## TO BE DONE
The records below must be output exactly, without pictures.

[start]

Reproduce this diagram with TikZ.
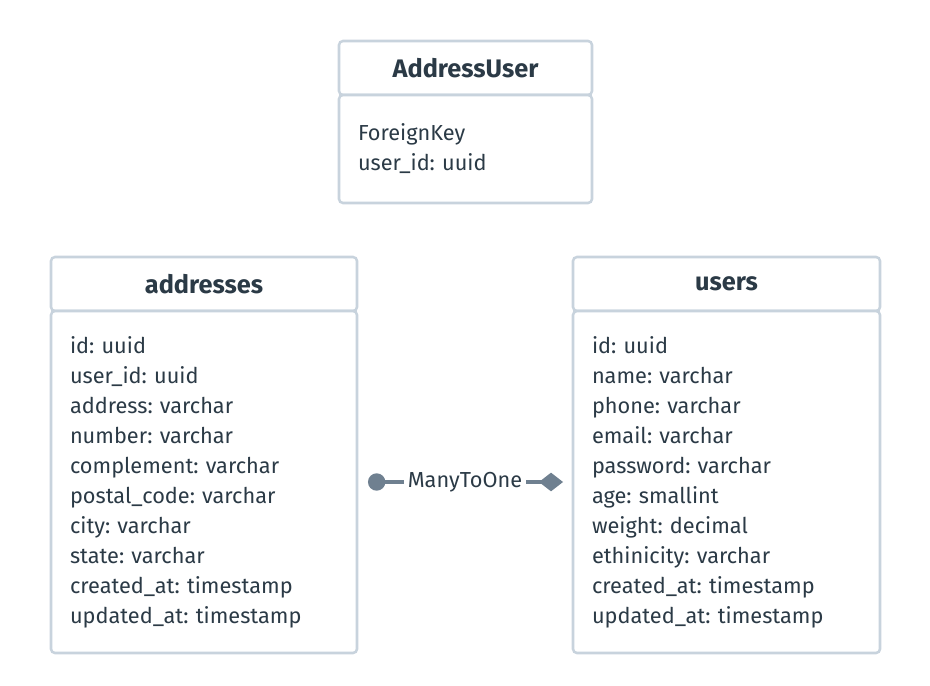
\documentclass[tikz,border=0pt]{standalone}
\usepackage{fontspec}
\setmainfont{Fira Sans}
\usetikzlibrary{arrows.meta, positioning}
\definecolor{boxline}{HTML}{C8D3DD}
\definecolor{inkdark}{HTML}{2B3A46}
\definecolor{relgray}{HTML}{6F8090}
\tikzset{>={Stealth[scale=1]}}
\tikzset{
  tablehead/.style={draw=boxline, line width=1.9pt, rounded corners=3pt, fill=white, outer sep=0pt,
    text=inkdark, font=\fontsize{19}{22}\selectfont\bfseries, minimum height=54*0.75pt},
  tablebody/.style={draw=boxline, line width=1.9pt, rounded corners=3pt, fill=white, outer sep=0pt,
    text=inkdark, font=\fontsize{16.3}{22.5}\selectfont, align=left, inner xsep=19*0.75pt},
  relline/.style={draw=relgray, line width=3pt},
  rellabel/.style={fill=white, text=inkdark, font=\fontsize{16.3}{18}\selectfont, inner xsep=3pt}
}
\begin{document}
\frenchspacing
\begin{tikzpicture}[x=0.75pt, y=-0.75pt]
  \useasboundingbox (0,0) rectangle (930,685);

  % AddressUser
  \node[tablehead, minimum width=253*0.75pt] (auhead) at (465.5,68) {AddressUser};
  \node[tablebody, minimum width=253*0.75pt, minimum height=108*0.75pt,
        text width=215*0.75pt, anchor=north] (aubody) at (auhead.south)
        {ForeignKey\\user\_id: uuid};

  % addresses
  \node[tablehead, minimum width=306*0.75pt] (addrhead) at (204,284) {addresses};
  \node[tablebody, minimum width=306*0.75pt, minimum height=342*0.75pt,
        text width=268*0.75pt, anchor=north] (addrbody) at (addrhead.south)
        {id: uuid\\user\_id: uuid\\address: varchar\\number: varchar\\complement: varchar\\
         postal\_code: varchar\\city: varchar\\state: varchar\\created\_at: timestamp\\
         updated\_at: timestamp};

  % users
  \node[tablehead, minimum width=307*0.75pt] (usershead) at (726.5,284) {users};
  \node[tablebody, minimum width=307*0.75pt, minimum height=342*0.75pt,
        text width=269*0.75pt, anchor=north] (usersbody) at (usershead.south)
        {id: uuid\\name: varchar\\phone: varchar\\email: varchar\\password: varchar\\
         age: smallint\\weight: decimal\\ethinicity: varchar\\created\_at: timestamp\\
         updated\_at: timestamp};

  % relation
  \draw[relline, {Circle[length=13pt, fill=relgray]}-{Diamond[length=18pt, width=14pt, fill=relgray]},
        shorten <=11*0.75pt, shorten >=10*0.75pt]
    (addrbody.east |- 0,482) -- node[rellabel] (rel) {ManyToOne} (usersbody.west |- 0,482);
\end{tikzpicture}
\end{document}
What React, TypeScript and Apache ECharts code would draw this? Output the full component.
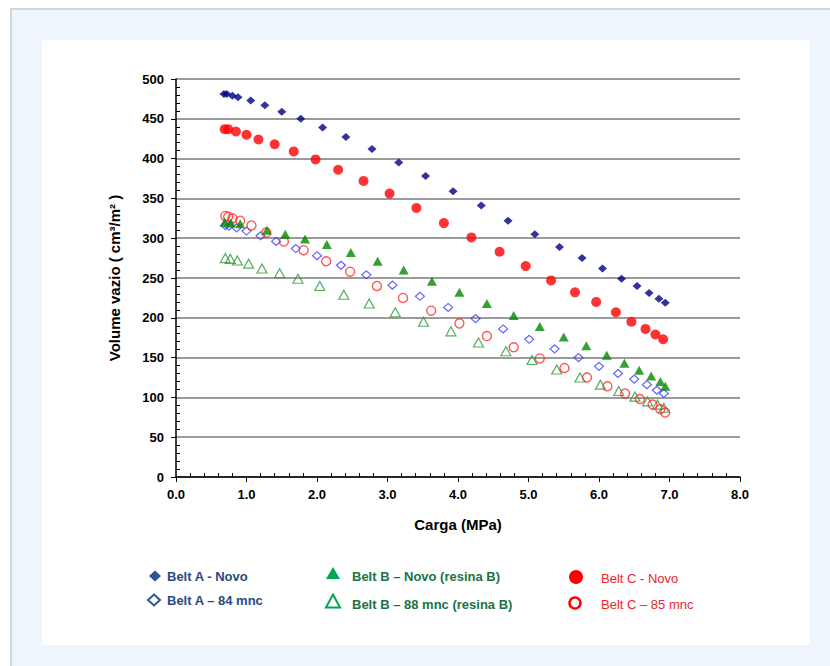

[end]

## FINAL RESULT
Reproduce this diagram with TikZ.
\documentclass[tikz,border=0pt]{standalone}
\usepackage{fontspec}
\setmainfont{Fira Sans}
\usetikzlibrary{arrows.meta, positioning}
\definecolor{boxline}{HTML}{C8D3DD}
\definecolor{inkdark}{HTML}{2B3A46}
\definecolor{relgray}{HTML}{6F8090}
\tikzset{>={Stealth[scale=1]}}
\tikzset{
  tablehead/.style={draw=boxline, line width=1.9pt, rounded corners=3pt, fill=white, outer sep=0pt,
    text=inkdark, font=\fontsize{19}{22}\selectfont\bfseries, minimum height=54*0.75pt},
  tablebody/.style={draw=boxline, line width=1.9pt, rounded corners=3pt, fill=white, outer sep=0pt,
    text=inkdark, font=\fontsize{16.3}{22.5}\selectfont, align=left, inner xsep=19*0.75pt},
  relline/.style={draw=relgray, line width=3pt},
  rellabel/.style={fill=white, text=inkdark, font=\fontsize{16.3}{18}\selectfont, inner xsep=3pt}
}
\begin{document}
\frenchspacing
\begin{tikzpicture}[x=0.75pt, y=-0.75pt]
  \useasboundingbox (0,0) rectangle (930,685);

  % AddressUser
  \node[tablehead, minimum width=253*0.75pt] (auhead) at (465.5,68) {AddressUser};
  \node[tablebody, minimum width=253*0.75pt, minimum height=108*0.75pt,
        text width=215*0.75pt, anchor=north] (aubody) at (auhead.south)
        {ForeignKey\\user\_id: uuid};

  % addresses
  \node[tablehead, minimum width=306*0.75pt] (addrhead) at (204,284) {addresses};
  \node[tablebody, minimum width=306*0.75pt, minimum height=342*0.75pt,
        text width=268*0.75pt, anchor=north] (addrbody) at (addrhead.south)
        {id: uuid\\user\_id: uuid\\address: varchar\\number: varchar\\complement: varchar\\
         postal\_code: varchar\\city: varchar\\state: varchar\\created\_at: timestamp\\
         updated\_at: timestamp};

  % users
  \node[tablehead, minimum width=307*0.75pt] (usershead) at (726.5,284) {users};
  \node[tablebody, minimum width=307*0.75pt, minimum height=342*0.75pt,
        text width=269*0.75pt, anchor=north] (usersbody) at (usershead.south)
        {id: uuid\\name: varchar\\phone: varchar\\email: varchar\\password: varchar\\
         age: smallint\\weight: decimal\\ethinicity: varchar\\created\_at: timestamp\\
         updated\_at: timestamp};

  % relation
  \draw[relline, {Circle[length=13pt, fill=relgray]}-{Diamond[length=18pt, width=14pt, fill=relgray]},
        shorten <=11*0.75pt, shorten >=10*0.75pt]
    (addrbody.east |- 0,482) -- node[rellabel] (rel) {ManyToOne} (usersbody.west |- 0,482);
\end{tikzpicture}
\end{document}
What React, TypeScript and Apache ECharts code would draw this? Output the full component.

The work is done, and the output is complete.